И всё же этот страх оказался слишком простым. ГМО — это не просто влияние корпораций. Это поле конкуренции, в котором государства, транснациональные игроки, открытые сообщества и даже малые фермеры могут занять свое место. Переход от трансгенеза к редактированию генов (CRISPR) открывает дверь демократизации технологии. Если раньше речь шла о миллионах долларов за создание одной линии кукурузы, то теперь модификация доступна в университетской лаборатории. Биополитика становится распределенной. Не исчезает, но теряет монопольный центр.
Контроль, основанный на патентах, тоже трансформируется. Появляется биоинформационное оружие мягкой силы: не запретить, а стандартизировать. Не регулировать, а сертифицировать. Но в этой новой модели остается ключевой вопрос: кто определяет, какие свойства растения допустимы, какие модификации «этичны», какие — нет? Как всегда в биополитике, мораль становится формой технической селекции.
Мы вступаем в мир, где понятие «ГМО» как отдельной категории теряет смысл. Точно так же, как в начале компьютерной эпохи словосочетание «персональный компьютер» означало прорыв, а теперь компьютер повсюду — в телефоне, в холодильнике, в автомобиле, — ГМО становятся вездесущими и немаркируемыми. Мы не различаем «ГМО-банан» и «обычный банан» не потому, что они одинаковые, а потому, что само различие больше не функционально. Оно не производит ни нового знания, ни новой ценности.
Технология CRISPR обнулила границу между искусственным и естественным. Мы больше не «вставляем чужеродный ген», мы редактируем уже существующее. Где граница между человеком и природой, если мы правим один нуклеотид в цепочке, которая и без нас мутировала бы в той же позиции через поколение?
Но еще важнее алгоритмизация природы. Мы не просто изменяем геномы — мы начинаем симулировать урожайность, устойчивость, метаболизм. Модельные культуры, цифровые двойники организмов, селекция на основе биоинформатики, где фенотип — это продукт нейросетевого предсказания. В этом мире уже не растение адаптируется к среде, а среда проектируется под растение. Это фундаментальный сдвиг: от селекции — к дизайну, от биологии — к инженерии.
Пост-ГМО-мир — это не мир без ГМО. Это мир, в котором вся агрономия становится технологией управления биокодом. Где понятие «модифицированное» становится избыточным: все модифицировано, все пересчитано, все спроектировано под конкретную задачу. Это не означает, что исчезнет биологическое разнообразие. Наоборот, вариативность увеличивается — но она теперь не дар природы, а продукт симуляции.
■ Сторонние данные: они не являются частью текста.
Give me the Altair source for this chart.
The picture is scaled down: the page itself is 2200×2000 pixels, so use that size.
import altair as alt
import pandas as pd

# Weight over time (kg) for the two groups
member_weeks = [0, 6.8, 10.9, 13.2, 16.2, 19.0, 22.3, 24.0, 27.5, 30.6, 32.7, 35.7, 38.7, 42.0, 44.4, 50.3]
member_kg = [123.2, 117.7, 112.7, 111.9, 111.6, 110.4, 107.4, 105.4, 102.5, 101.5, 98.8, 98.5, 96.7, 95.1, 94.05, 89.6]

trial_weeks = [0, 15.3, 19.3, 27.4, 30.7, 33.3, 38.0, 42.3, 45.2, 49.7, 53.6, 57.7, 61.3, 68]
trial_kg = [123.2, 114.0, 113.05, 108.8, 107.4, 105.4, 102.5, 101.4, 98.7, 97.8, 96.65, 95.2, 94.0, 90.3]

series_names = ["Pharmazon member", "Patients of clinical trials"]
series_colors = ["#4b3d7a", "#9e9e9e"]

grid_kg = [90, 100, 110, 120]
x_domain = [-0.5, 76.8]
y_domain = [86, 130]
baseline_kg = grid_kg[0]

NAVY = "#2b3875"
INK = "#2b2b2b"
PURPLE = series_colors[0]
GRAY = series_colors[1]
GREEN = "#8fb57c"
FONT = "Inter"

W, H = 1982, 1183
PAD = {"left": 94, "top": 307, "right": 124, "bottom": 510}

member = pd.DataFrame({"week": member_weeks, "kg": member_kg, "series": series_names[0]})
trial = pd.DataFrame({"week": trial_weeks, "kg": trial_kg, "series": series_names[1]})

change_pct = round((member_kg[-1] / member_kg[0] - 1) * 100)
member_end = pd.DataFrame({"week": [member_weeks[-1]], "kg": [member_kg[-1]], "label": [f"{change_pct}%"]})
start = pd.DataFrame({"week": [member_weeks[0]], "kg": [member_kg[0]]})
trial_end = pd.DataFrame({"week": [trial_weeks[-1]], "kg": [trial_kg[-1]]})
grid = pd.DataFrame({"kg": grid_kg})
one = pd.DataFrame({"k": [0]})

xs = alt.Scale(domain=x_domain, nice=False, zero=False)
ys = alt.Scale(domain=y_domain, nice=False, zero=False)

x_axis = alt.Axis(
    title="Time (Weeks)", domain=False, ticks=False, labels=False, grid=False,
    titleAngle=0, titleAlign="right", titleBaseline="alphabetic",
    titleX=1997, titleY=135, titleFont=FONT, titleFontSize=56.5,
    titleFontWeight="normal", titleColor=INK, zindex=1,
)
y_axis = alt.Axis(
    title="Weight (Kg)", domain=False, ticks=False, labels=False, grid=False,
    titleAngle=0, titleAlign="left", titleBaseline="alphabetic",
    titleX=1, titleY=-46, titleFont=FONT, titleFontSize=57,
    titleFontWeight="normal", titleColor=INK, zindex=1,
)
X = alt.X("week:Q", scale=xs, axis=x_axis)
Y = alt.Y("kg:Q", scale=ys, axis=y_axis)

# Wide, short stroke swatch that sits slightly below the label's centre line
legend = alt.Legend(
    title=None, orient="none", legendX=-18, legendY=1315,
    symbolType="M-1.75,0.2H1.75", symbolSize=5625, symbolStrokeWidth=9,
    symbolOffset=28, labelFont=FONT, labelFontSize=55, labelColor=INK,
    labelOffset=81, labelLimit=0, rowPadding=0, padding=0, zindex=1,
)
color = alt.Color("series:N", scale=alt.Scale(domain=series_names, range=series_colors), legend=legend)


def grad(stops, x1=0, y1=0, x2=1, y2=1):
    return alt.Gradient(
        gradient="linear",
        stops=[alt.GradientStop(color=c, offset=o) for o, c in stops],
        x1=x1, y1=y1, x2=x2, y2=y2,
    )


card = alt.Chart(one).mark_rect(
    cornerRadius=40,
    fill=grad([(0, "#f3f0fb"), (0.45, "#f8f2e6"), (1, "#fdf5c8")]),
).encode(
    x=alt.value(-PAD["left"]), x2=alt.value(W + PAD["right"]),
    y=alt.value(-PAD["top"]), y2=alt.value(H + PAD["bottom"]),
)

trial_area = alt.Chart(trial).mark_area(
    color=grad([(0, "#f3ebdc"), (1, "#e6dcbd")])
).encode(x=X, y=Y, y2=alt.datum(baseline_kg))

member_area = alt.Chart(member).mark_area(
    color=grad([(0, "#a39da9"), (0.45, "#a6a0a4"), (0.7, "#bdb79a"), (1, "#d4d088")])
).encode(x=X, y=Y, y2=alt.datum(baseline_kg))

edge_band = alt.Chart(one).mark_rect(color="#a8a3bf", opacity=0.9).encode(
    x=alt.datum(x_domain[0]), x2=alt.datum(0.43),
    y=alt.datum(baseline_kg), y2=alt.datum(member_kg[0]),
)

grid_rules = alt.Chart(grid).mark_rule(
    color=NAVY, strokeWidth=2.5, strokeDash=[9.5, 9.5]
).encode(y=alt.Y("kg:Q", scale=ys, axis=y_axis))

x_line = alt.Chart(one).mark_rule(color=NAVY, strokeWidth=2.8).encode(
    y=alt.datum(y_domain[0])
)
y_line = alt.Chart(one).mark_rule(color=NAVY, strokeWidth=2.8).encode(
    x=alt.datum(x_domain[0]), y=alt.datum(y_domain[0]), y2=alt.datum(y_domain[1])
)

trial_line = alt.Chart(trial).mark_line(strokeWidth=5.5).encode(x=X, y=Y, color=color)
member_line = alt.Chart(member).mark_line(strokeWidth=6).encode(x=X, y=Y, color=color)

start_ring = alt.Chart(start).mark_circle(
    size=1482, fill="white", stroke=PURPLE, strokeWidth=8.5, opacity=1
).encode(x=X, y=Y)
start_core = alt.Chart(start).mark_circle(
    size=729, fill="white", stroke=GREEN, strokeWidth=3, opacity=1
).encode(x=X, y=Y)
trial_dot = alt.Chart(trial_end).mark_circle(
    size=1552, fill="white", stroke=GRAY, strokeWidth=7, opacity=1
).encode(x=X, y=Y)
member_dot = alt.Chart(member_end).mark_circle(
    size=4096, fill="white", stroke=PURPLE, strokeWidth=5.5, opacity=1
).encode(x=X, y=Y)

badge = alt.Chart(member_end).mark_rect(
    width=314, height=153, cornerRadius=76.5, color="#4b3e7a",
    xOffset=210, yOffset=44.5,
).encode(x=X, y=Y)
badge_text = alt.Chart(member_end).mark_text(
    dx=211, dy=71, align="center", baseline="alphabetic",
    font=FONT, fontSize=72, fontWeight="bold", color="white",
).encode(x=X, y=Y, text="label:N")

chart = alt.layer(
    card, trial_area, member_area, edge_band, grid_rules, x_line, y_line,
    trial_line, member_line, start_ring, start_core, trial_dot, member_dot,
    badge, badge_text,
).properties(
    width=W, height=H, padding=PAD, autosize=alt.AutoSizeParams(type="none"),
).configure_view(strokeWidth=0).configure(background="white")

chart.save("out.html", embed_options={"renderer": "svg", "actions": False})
На последнем витке этой истории возникает вопрос, который долгое время игнорировался: а чем, собственно, отличается вмешательство от невмешательства? Если радиационная селекция, используемая повсеместно с 1950-х годов, производит случайные, неконтролируемые мутации и никто не маркирует такие растения как «опасные», то почему вмешательство CRISPR, целенаправленное и обратимое, вызывает панику?
Здесь проявляется парадокс современной этики: она больше реагирует на ясные действия, чем на расплывчатые следствия. Вмешательство становится проблемой не потому, что оно хуже, а потому что оно видимо. Слепая мутация — «естественна», технологическая поправка — «аморальна». Этический выбор определяется не результатом, а символом. Это не рациональность, а структурный рудимент — аналог попытки «наказать» генетического редактора за то, что он умеет слишком много.